Un tablero que conocí bien de cerca fue el de Alberto Sato, estudiante de Arquitectura con quien conviví algunos años. (...) Alberto no era buen dibujante. No tenía esa soltura de mano ni esa facilidad innata que se les atribuye a los estudiantes de Arquitectura; pero, desde muy joven, tenía una cabeza razonadora y una imaginación proyectual aventurera y vanguardista, combinadas con un sentido de racionalidad y funcionalidad adquirido en la escuela técnica. A esto se sumaban sus años de trabajo en las fábricas, previos a su vida de estudiante en la Facultad de Arquitectura de la Universidad de La Plata.

(...) Incluso desde la cama se podía ver lo que sucedía sobre el tablero, como si el observador hiciera un curso a media distancia. (...) Juntos, mirábamos libros donde había fotos de edificios que cumplían objetivos similares, obras de grandes arquitectos de quienes siempre se podía copiar algo.

Rafael Filippelli, el último gran amor

Rafael Filippelli me regaló el cine y el jazz, dos artes del siglo XX.

Trabajar en Chicago esas semanas fue una casualidad feliz. También lo fue que, durante una escala en Nueva York de mi vuelo de regreso a Buenos Aires, una noche haya visto a Jason Moran entrar y caminar hasta el piano en el Village Vanguard, cuya historia lo vuelve inevitable. Si uno tiene una sola noche en Manhattan, la fidelidad obliga a ir al Vanguard. Aprendí esto, como tantas otras notas musicales, de Rafael Filippelli.

La palabra "nunca", referida al futuro, vuelve melancólica cada partida. Nunca más me sacaría las botas en los escalones de la entrada, nunca más abriría la puerta con la anticipada felicidad de recibir un golpe de calor.
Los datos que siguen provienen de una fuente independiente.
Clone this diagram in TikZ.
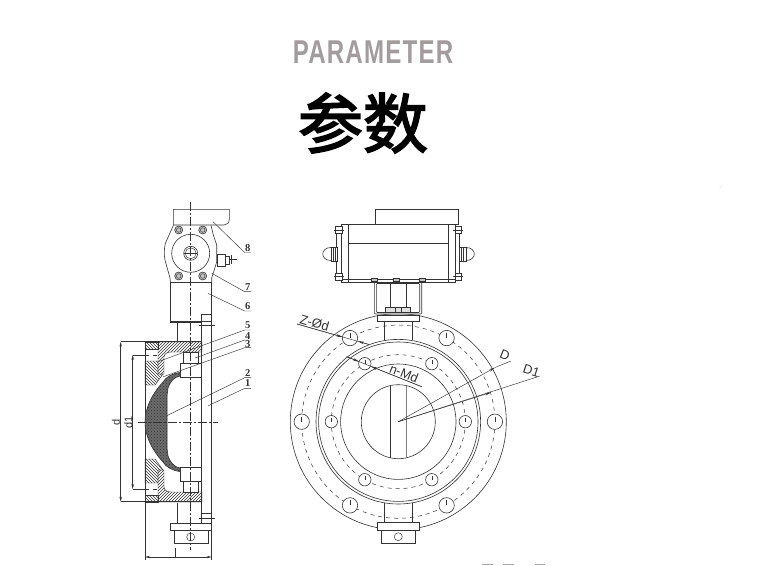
\documentclass[tikz,border=0pt]{standalone}
\usepackage{fontspec}
\setmainfont{Liberation Sans}
\newfontfamily\cjk[FakeBold=2.6]{Noto Sans CJK SC}
\newfontfamily\numfont{Liberation Serif}
\newfontfamily\titlefont[LetterSpace=5]{Liberation Sans}
\usetikzlibrary{patterns,arrows.meta}
\definecolor{ink}{HTML}{333333}
\definecolor{titlegray}{HTML}{A39C9C}
\tikzset{
  part/.style={draw=ink,line width=0.6pt},
  thin part/.style={draw=ink,line width=0.45pt},
  white part/.style={part,fill=white},
  hatch a/.style={thin part,pattern=north east lines,pattern color=ink},
  hatch b/.style={thin part,pattern=north west lines,pattern color=ink},
  centre/.style={draw=ink,line width=0.45pt,dash pattern=on 9pt off 2pt on 2pt off 2pt},
  hidden/.style={draw=ink,line width=0.5pt,dash pattern=on 4pt off 4pt},
  leader/.style={draw=ink,line width=0.45pt},
  dimline/.style={draw=ink,line width=0.45pt},
  arrowdim/.style={dimline,{Stealth[length=5pt,width=2.4pt]}-{Stealth[length=5pt,width=2.4pt]}},
  arrowend/.style={draw=ink,line width=0.45pt,-{Stealth[length=6pt,width=2.6pt]}},
  partno/.style={font=\numfont\bfseries\fontsize{10.5}{10.5}\selectfont,text=ink,inner sep=0pt},
  dimtext/.style={font=\fontsize{11}{11}\selectfont,text=ink,inner sep=0pt},
  leadertext/.style={font=\fontsize{13}{13}\selectfont,text=ink,inner sep=0pt},
}
% half of the sectional view, drawn once for each side of the axis
\newcommand{\halfview}{%
  \path[hatch a] (158,470) -- (164,470) -- (164,487) .. controls (164,490) and (167,492) .. (171,492) -- (202,492) -- (202,502) -- (158,502) -- cycle;
  \path[hatch b] (145,459) -- (155,459) -- (163,470) -- (158,470) -- (158,483) -- (145,483) -- cycle;
  \path[hatch b] (145,495) -- (158,495) -- (158,502) -- (145,502) -- cycle;
  \draw[hidden] (145,489) -- (158,489);
  \draw[white part] (180,467) rectangle (201.7,481);
  \draw[white part] (183.5,481) rectangle (198,492);
}
\begin{document}
\begin{tikzpicture}[x=1pt,y=-1pt]
\useasboundingbox (0,0) rectangle (759,565);
\fill[white] (0,0) rectangle (759,565);
% titles
\node[font=\titlefont\bfseries\fontsize{33}{33}\selectfont,text=titlegray,xscale=0.73,inner sep=0pt] (title) at (373,52) {PARAMETER};
\node[font=\cjk\fontsize{65}{65}\selectfont,text=black,inner sep=0pt] (cntitle) at (363,123) {参数};
% ---------- left view: actuator ----------
\draw[part] (173.3,225) -- (173.3,209.3) -- (229.3,209.3) -- (229.3,219) .. controls (229.3,223) and (227,225) .. (224,225) -- cycle;
\draw[part] (173.3,225.5) -- (165.5,243) .. controls (164,248) and (164,255) .. (165,260) -- (170,278) -- (170.5,282.3) -- (211.7,282.3) -- (211.7,278) -- (216.7,262) -- (216.7,245) -- (213.3,235) -- (211,225.5);
\draw[part] (190.7,253.3) circle (19);
\draw[part] (190.7,253.3) circle (7);
\draw[thin part] (190.7,253.3) circle (5.5);
\draw[thin part] (184,253.3) -- (197.4,253.3);
\foreach \x/\y in {178.7/230,202.7/230,178.7/276,202.7/276}{
  \draw[part,fill=gray!45] (\x,\y) circle (4);
  \draw[thin part] (\x,\y) circle (2.3);
}
\draw[part] (217,254) rectangle (225,266);
\draw[part] (225,256) rectangle (229,264);
\draw[thin part] (229,259.5) -- (237,259.5);
\draw[thin part] (231,255) -- (231,264);
\draw[white part] (170,282.3) rectangle (211.7,321);
\draw[part] (170,321) -- (170,322.5) -- (201.7,322.5);
% ---------- left view: body ----------
\draw[part] (177.3,322.5) -- (177.3,341.7);
\draw[part] (201.7,314) -- (211.7,314);
\draw[part] (201.7,314) -- (201.7,513);
\draw[part] (211.7,321) -- (211.7,523);
\draw[part] (145,341.7) -- (145,501.7);
\draw[part] (145,341.7) -- (201.7,341.7);
\draw[part] (145,501.7) -- (201.7,501.7);
\begin{scope}
  \halfview
\end{scope}
\begin{scope}[shift={(0,844)},yscale=-1]
  \halfview
\end{scope}
% disc
\fill[white] (180,372.5) .. controls (172,373.5) and (166,377) .. (163,382) .. controls (152,394) and (145,408) .. (145,422) .. controls (145,436) and (152,450) .. (163,462) .. controls (166,467) and (172,470.5) .. (180,471.5) -- (180,468) .. controls (174,467) and (170,462) .. (168,456) -- (167,448) -- (167,396) -- (168,388) .. controls (170,382) and (174,377) .. (180,376) -- cycle;
\draw[part,pattern=crosshatch dots,pattern color=ink] (180,372.5) .. controls (172,373.5) and (166,377) .. (163,382) .. controls (152,394) and (145,408) .. (145,422) .. controls (145,436) and (152,450) .. (163,462) .. controls (166,467) and (172,470.5) .. (180,471.5) -- (180,468) .. controls (174,467) and (170,462) .. (168,456) -- (167,448) -- (167,396) -- (168,388) .. controls (170,382) and (174,377) .. (180,376) -- cycle;
\fill[ink,opacity=0.72] (180,372.5) .. controls (172,373.5) and (166,377) .. (163,382) .. controls (152,394) and (145,408) .. (145,422) .. controls (145,436) and (152,450) .. (163,462) .. controls (166,467) and (172,470.5) .. (180,471.5) -- (180,468) .. controls (174,467) and (170,462) .. (168,456) -- (167,448) -- (167,396) -- (168,388) .. controls (170,382) and (174,377) .. (180,376) -- cycle;
% lower end of the stem
\draw[part] (177.3,503) -- (177.3,522.5);
\draw[part] (201.7,503) -- (201.7,522.5);
\draw[part] (201.7,513) -- (211.7,513);
\draw[white part] (170,523) rectangle (211,530);
\draw[white part] (174,530) rectangle (208,543);
\draw[thin part] (190.7,537) circle (4);
% axes
\draw[centre] (190.7,202) -- (190.7,550);
\draw[centre] (138,422) -- (218,422);
\draw[thin part] (199,325.7) -- (215,325.7);
\draw[thin part] (199,518.3) -- (215,518.3);
% dimensions
\coordinate (dtop) at (120.7,341.7);
\coordinate (dbot) at (120.7,501.7);
\coordinate (eatop) at (132.7,355);
\coordinate (eabot) at (132.7,489);
\coordinate (wl) at (145,557);
\coordinate (wr) at (211.7,557);
\draw[arrowdim] (dtop) -- (dbot);
\draw[arrowdim] (eatop) -- (eabot);
\draw[dimline] (dtop) -- (145,341.7);
\draw[dimline] (dbot) -- (145,501.7);
\draw[dimline] (eatop) -- (145,355);
\draw[dimline] (eabot) -- (145,489);
\draw[dimline] (145,501.7) -- (145,560);
\draw[dimline] (211.7,523) -- (211.7,560);
\draw[arrowdim] (wl) -- (wr);
\draw[dimline] (175.7,548) -- (175.7,557);
\node[dimtext,rotate=90] (dlabel) at (116,422) {d};
\node[dimtext,rotate=90] (dalabel) at (128.5,422) {d1};
% part numbers
\foreach \n/\ty/\uy/\tx/\ly in {8/248/252.5/213/221.7,7/286.7/291.7/211.7/273.3,6/306/311/208/293.3,5/325/330/158/361.7,4/335.7/340/195/358,3/344/347.7/163.3/376.7,2/372.7/377.7/166.7/415.7,1/383.3/388.3/208.3/405.7}{
  \node[partno] (no\n) at (247.7,\ty) {\n};
  \coordinate (ua\n) at (244.7,\uy);
  \coordinate (ub\n) at (251,\uy);
  \coordinate (tip\n) at (\tx,\ly);
  \draw[leader] (tip\n) -- (ua\n) -- (ub\n);
}
% ---------- right view ----------
\coordinate (c) at (398.3,421.7);
\draw[part] (c) circle (108);
\draw[hidden] (c) circle (96.6);
\draw[part] (c) circle (82.3);
\draw[part] (c) circle (79.7);
\draw[hidden] (c) circle (67);
\draw[part] (c) circle (57.7);
\draw[part] (c) circle (37);
\foreach \a in {0,60,120,180,240,300}{
  \draw[white part] ([shift={(\a:96.6)}]c) circle (7.7);
  \draw[white part] ([shift={(\a:67)}]c) circle (6.2);
  \draw[thin part] ([shift={(\a:96.6)}]c) ++(0,-5) -- ++(0,5);
  \draw[thin part] ([shift={(\a:67)}]c) ++(0,-4) -- ++(0,4);
}
\draw[part] (390.4,385.6) -- (390.4,457.8);
\draw[part,draw=gray,line width=0.9pt] (406.2,385.6) -- (406.2,457.8);
% neck and end pieces
\draw[part] (384.3,321.7) -- (384.3,340);
\draw[part] (412.7,321.7) -- (412.7,340);
\draw[part] (384.3,503) -- (384.3,522.7);
\draw[part] (412.7,503) -- (412.7,522.7);
\draw[white part] (377.7,522.7) rectangle (419,530);
\draw[white part] (381.7,530) rectangle (415,543.3);
\draw[thin part] (398.3,536.7) circle (4);
\draw[white part] (377.7,315) rectangle (419,321.7);
% bracket
\draw[white part,rounded corners=1pt] (374.3,282) rectangle (421.7,314);
\draw[part,rounded corners=1pt] (376.3,283.5) rectangle (419.7,312.5);
\draw[part] (390.7,283.5) -- (390.7,307);
\draw[part] (406,283.5) -- (406,307);
\draw[part,fill=gray!25] (385.7,307.5) rectangle (410,312.5);
\draw[thin part] (395,307) -- (395,312.5);
\draw[thin part] (401,307) -- (401,312.5);
% actuator
\draw[white part] (375,209.3) rectangle (458.3,224.3);
\draw[white part] (341.7,224.3) rectangle (455,282.3);
\draw[part] (348.3,224.3) -- (348.3,282.3);
\draw[part] (448.3,224.3) -- (448.3,282.3);
\draw[part] (348.3,243.3) -- (448.3,243.3);
\draw[part] (341.7,279) -- (455,279);
\draw[part] (336.7,232) rectangle (341.7,275);
\draw[part] (455,232) rectangle (459.3,275);
\foreach \x/\y in {339/230,339/276.7,458.3/230,458.3/276.7}{
  \draw[white part] (\x-3.3,\y-3.5) rectangle (\x+3.3,\y+3.5);
  \draw[thin part] (\x-5,\y) -- (\x+5,\y);
}
\draw[part] (331,247.5) .. controls (320,247.5) and (320,260.5) .. (331,260.5);
\draw[white part] (331,247) rectangle (337,261);
\draw[thin part] (333,247) -- (333,261);
\draw[thin part] (335,247) -- (335,261);
\draw[part] (466,247.5) .. controls (477,247.5) and (477,260.5) .. (466,260.5);
\draw[white part] (459.3,247) rectangle (466,261);
\draw[thin part] (461.5,247) -- (461.5,261);
\draw[thin part] (463.5,247) -- (463.5,261);
\foreach \x in {374.5,422.5,396}{
  \draw[part,fill=gray!45] (\x-3,278) rectangle (\x+3,281.5);
}
% right view dimensions
\coordinate (zs) at (297,324);
\coordinate (ze) at (369,344.5);
\coordinate (ms) at (346.7,356.7);
\coordinate (me) at (421.7,386.7);
\coordinate (de) at (511,361);
\coordinate (db) at (495,367.5);
\coordinate (dae) at (540,376);
\draw[dimline] (zs) -- (ze);
\draw[arrowend] (zs) -- (342.5,337);
\draw[arrowend] (ze) -- (358,341.3);
\draw[dimline] (ms) -- (me);
\draw[arrowend] (ms) -- (359,361.6);
\draw[arrowend] (me) -- (371,366.4);
\draw[dimline] (db) -- (de);
\draw[arrowend] (c) -- (db);
\draw[dimline] (c) -- (dae);
\draw[arrowend] (c) -- (491,392.4);
\node[leadertext,rotate=-16] (zlabel) at (314.5,323) {Z-Ød};
\node[leadertext,rotate=-22] (mlabel) at (404,373.5) {n-Md};
\node[leadertext,rotate=-22] (dtext) at (505,355) {D};
\node[leadertext,rotate=-18] (datext) at (531.5,370.5) {D1};
% stray marks at the bottom edge and speck
\draw[draw=gray!70,line width=0.8pt] (482,564.5) -- (493,564.5) (503,564.5) -- (514,564.5) (535,564.5) -- (545,564.5);
\fill[gray!60] (720,187) circle (0.5);
\end{tikzpicture}
\end{document}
Sé que nunca más voy a regresar a aquella casa entre la nieve, que nunca más caminaré, sintiendo con placer el primer viento helado en la cara, hasta la esquina por donde pasaba el ómnibus, y que tampoco leeré de nuevo el diario en ese interior calefaccionado que fue tan familiar, tan ilusoriamente mío como el colectivo que cuatro décadas atrás me llevaba a la escuela en Buenos Aires. (...) Nunca más Rafael y yo, en la blanca Edina, nos cubriríamos con capas y más capas de ropa para salir a la noche, solo para sentir el sablazo de 20 grados bajo cero que perforaba los gamulanes, atravesándolos como si fueran inmateriales.

No aparecen, en textos como estos, alusiones a departamentos o bienes, sí a la herencia recibida en términos de esas costumbres, ideas y saberes que constituyen a una persona, con los que -y contra los que- se construye.

Del mismo modo, aparece una idea de compañerismo con sus parejas, que también van en el camino de la búsqueda de una forma compleja de mirar el mundo.

Los amigos de Beatriz Sarlo, que abogan porque el heredero sea Sato, se preocupan sobre todo por quién manejará su obra, algo que Meza no reclama. Si el marido legal queda excluido, el manejo de los escritos de Beatriz Sarlo quedaría a cargo de la Ciudad de Buenos Aires, que debería nombrar un albacea para que se puedan seguir publicando sus escritos, para que unos bienes no tapen ese legado cultural que tanto la preocupaba.